Don’t Throw Away Your One Strength
As a wise man once said, “Why do they even have stores?” There’s a very good reason, as it turns out, but many stores appear to be working hard to destroy their one remaining important advantage.
And I’m going to tell you how to make sure this doesn’t happen to your live entertainment organization.
In-person retailers are on the ropes. They’re losing ground to the convenience and selection of online retailers while still having heavy cost structures. Despite this, in-person retailers have one edge versus online: You actually get to see and potentially even try the merchandise before you buy it. This is a big deal for a purchase like the one I was in the market for the other day: a new keyboard for my office computer.
As a pretty good touch typist, the keyboard makes a big difference. A little spring to the keys speeds things up and reduces the number of errors in my typing. I know … you’re fascinated. But anyway, to be able to buy the right one, I actually have to touch the keyboard.
So off I went to … let’s just say the last remaining major national electronics retail chain, where I hoped to buy the best keyboard available for my particular typing style. Most of the keyboards were broken: keys missing and stuck. The one keyboard that I thought would probably do the job was not on display, so I surreptitiously opened the box, clacked the keys out of sight of the staff, verified its awesomeness, taped everything back up and took it to the register.
Naturally, on my way, being an early adopter for most electronic stuff I had to check a few things out. So I dropped by the mobile phone section. All the phones were stuck down with those incredibly bulky black security devices on the back. This was true for even the dummy phones, which are really just plastic models of the phone in question with a picture of a typical homescreen on the front.

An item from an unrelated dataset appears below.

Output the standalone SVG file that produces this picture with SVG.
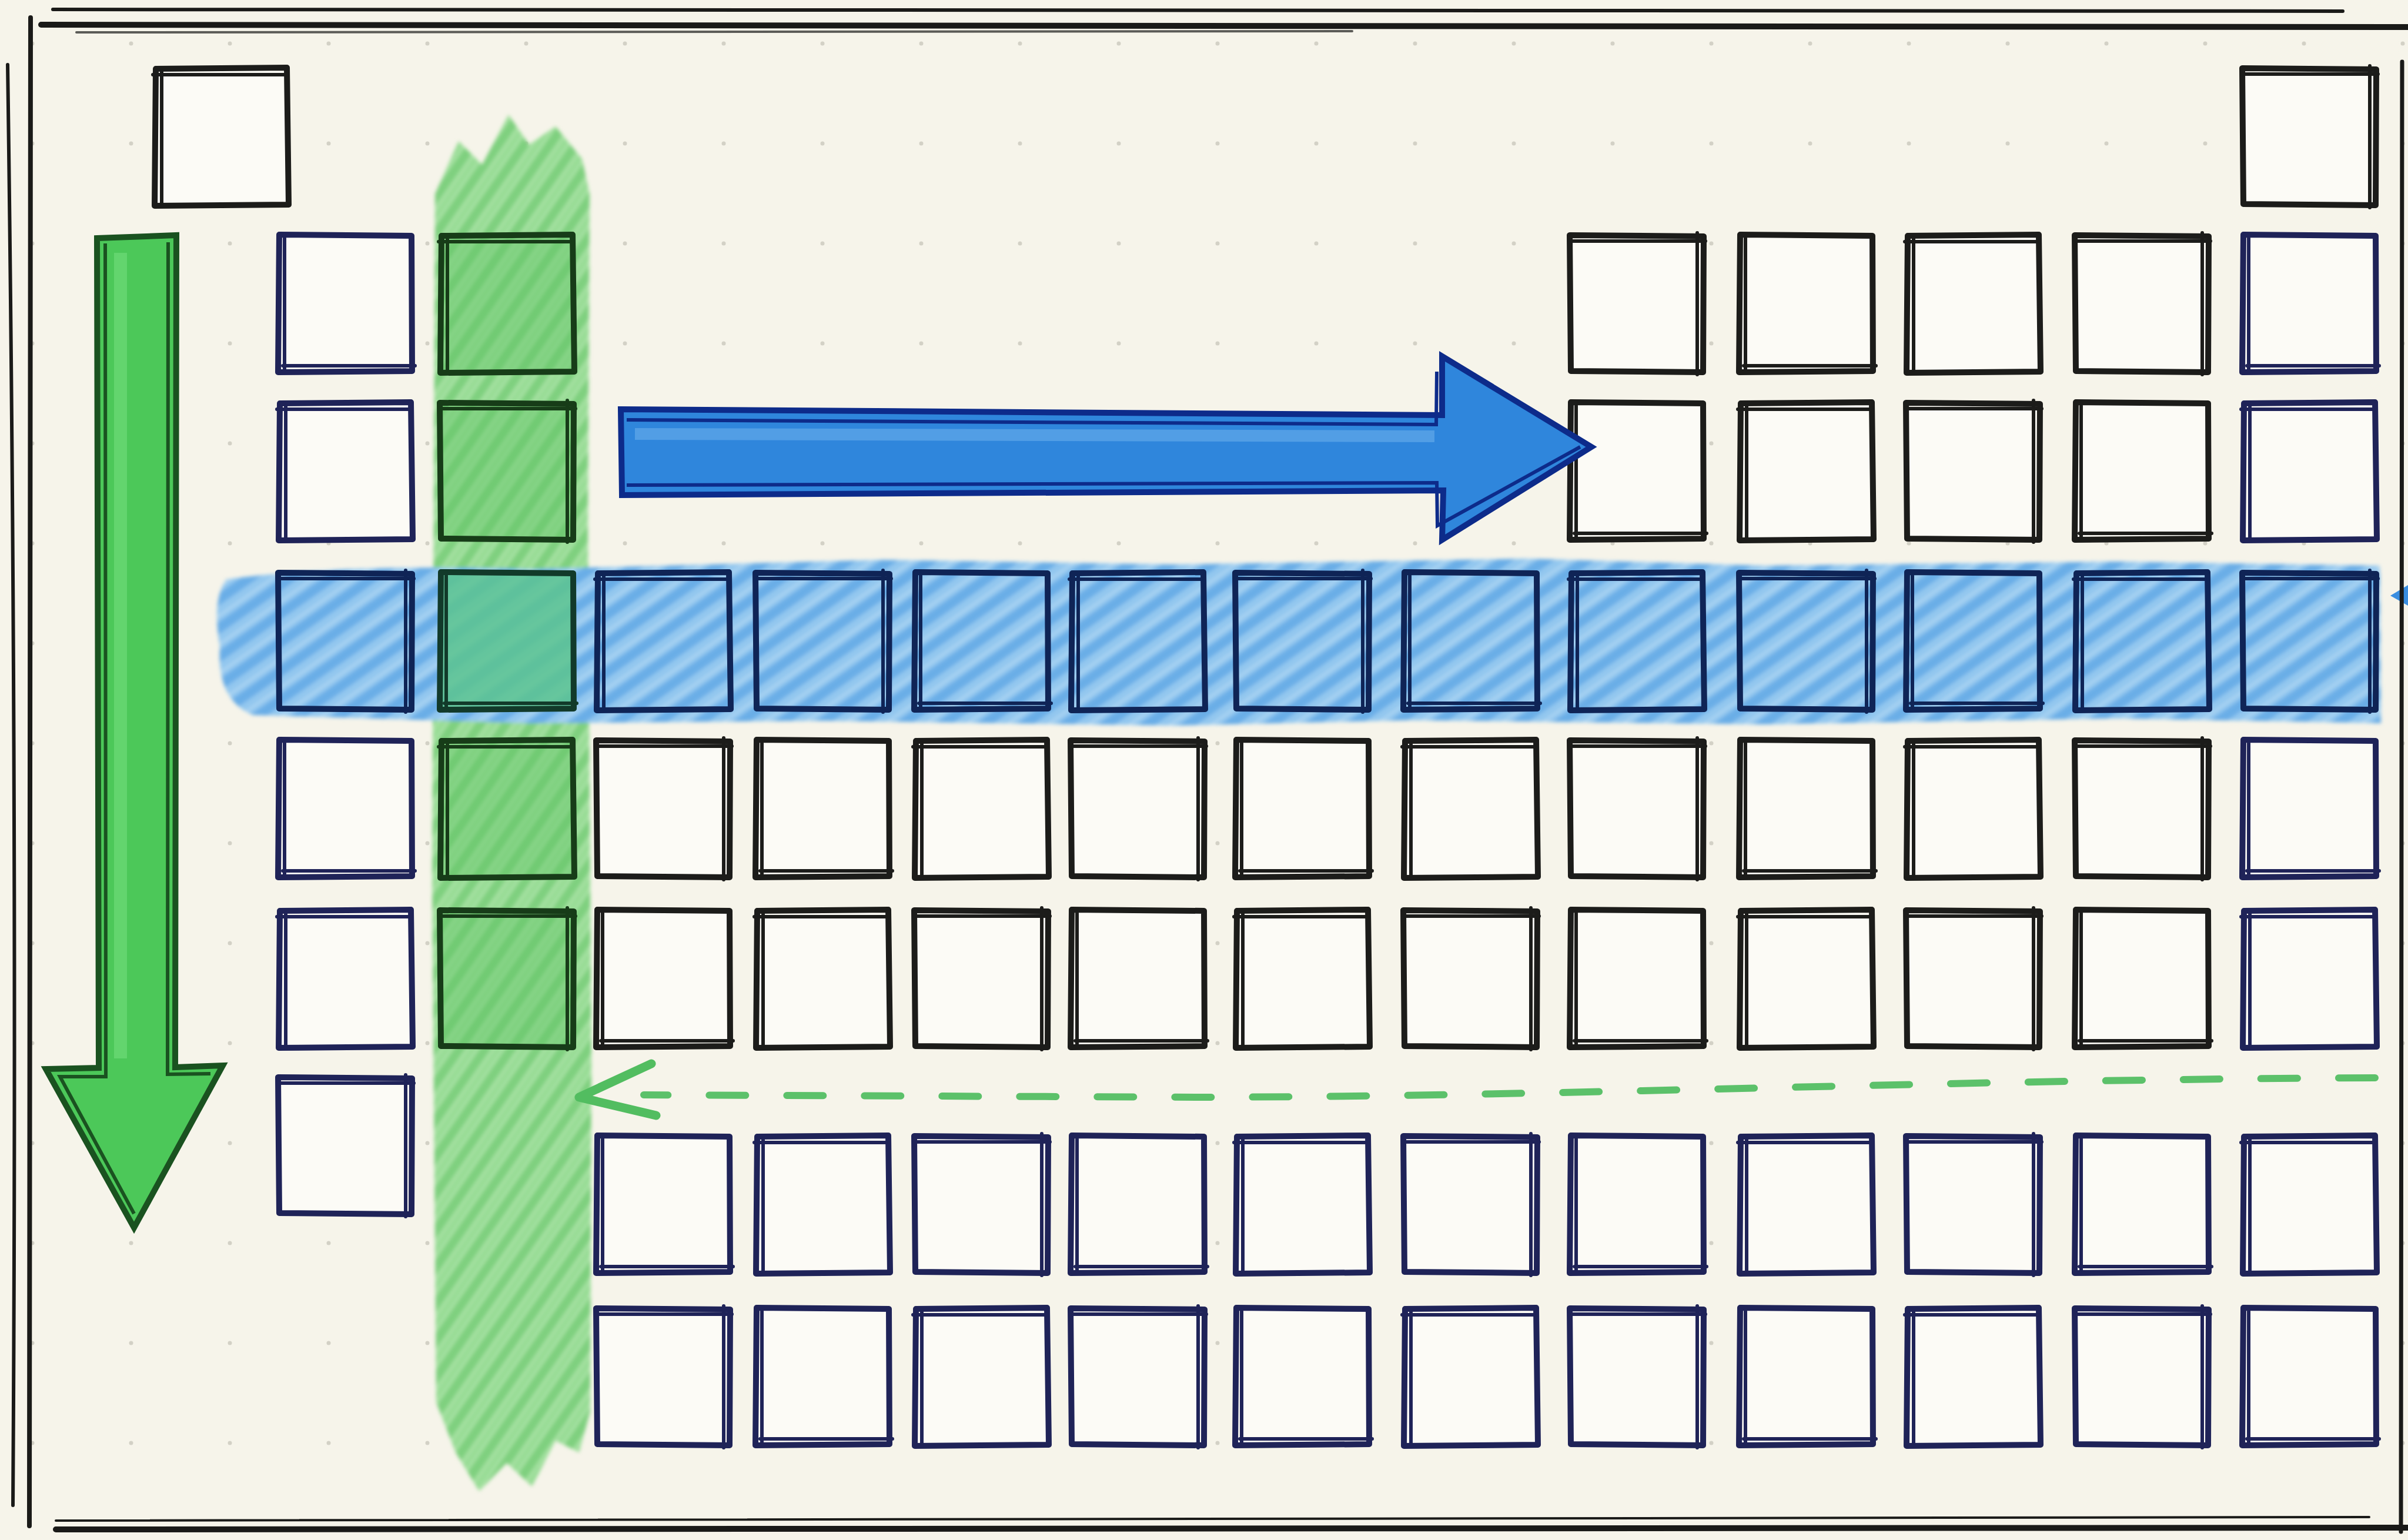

Wait … let’s pause there. You don’t actually get to see the phone. You get to see a plastic imitation of a phone, if it were attached to a giant plastic security device and a long cord. Useless. Barely better than a picture on a screen. Actually worse, since many online representations of phones are interactive.
So, moving on from there, I went to the smartwatch section. I’m a big-time early adopter here. I really liked the Pebble ’til it kinda fell apart, so I’m interested to see what the next gen smartwatches look like. Here’s what I got to see:
That’s right. To “see” the watches advertised on all the posters in the store, I had to “see a customer specialist.” I think I speak for every customer whose ever gone to this store in any location when I say that the last thing in the world I want to do is chase down one of your “customer specialists.”
In fact, the ONLY things actually on display in the entire section were these little pieces of film you put over the face of the watch either for privacy or to prevent scratches. They’re $14.99, if you’re interested.
This organization, and indeed most in-person retailers, doesn’t seem to understand that this ONE thing is what they’ve got to work with: The ability to see and try the actual product (and the ability to just go ahead and buy it right then and there) IS what an offline retailer should be all about if they plan to exist in a decade. Instead, the displays are poorly laid out, the stuff is broken or incomplete, help is nowhere to be found and the products on display are either not real (like the mobile phones) or just not there.
You’re repenting of your ONE strength.
Live entertainment has many of the same qualities. It’s inconvenient, it’s expensive and so forth. But it has one unbelievable strength, and it’s the fact that the person is ACTUALLY there, experiencing it as they never could at home. But you could easily turn that strength into a liability, as many offline retailers have done, by forgetting that every little thing about the experience matters, and that, as Jordan Roth says, the experience needs to be a live one.
You’ve got to make your strength pay off.
So, here’s my challenge to you. You probably can relate to my experience as a customer in the store in this example. It was pretty underwhelming, even though I actually made a purchase. Put yourself in that frame of mind, and go to one of your own productions.
Where are the points where you’re making less of your strengths than you could? It doesn’t even have to be bad. Just find the places where it’s underwhelming, and then make it better. If you’re not involved in the show itself, do this with the rest of the experience. If you’re involved with the show, think of it in terms of the show. If you’re involved in both, then look at it holistically.
People used to admire certain retailers for the panache they brought to the customer experience, including this particular retailer. They don’t do that so much anymore. That’s a shame because there’s a real role to be played by them.
But that’s a secondary issue for me right now, because my real message is to live entertainment: Don’t go down this road. Think about it now. Make it better, even when it’s not bad.
The live entertainment experience is about being great, not being pretty good. Let’s make sure we rise to that challenge.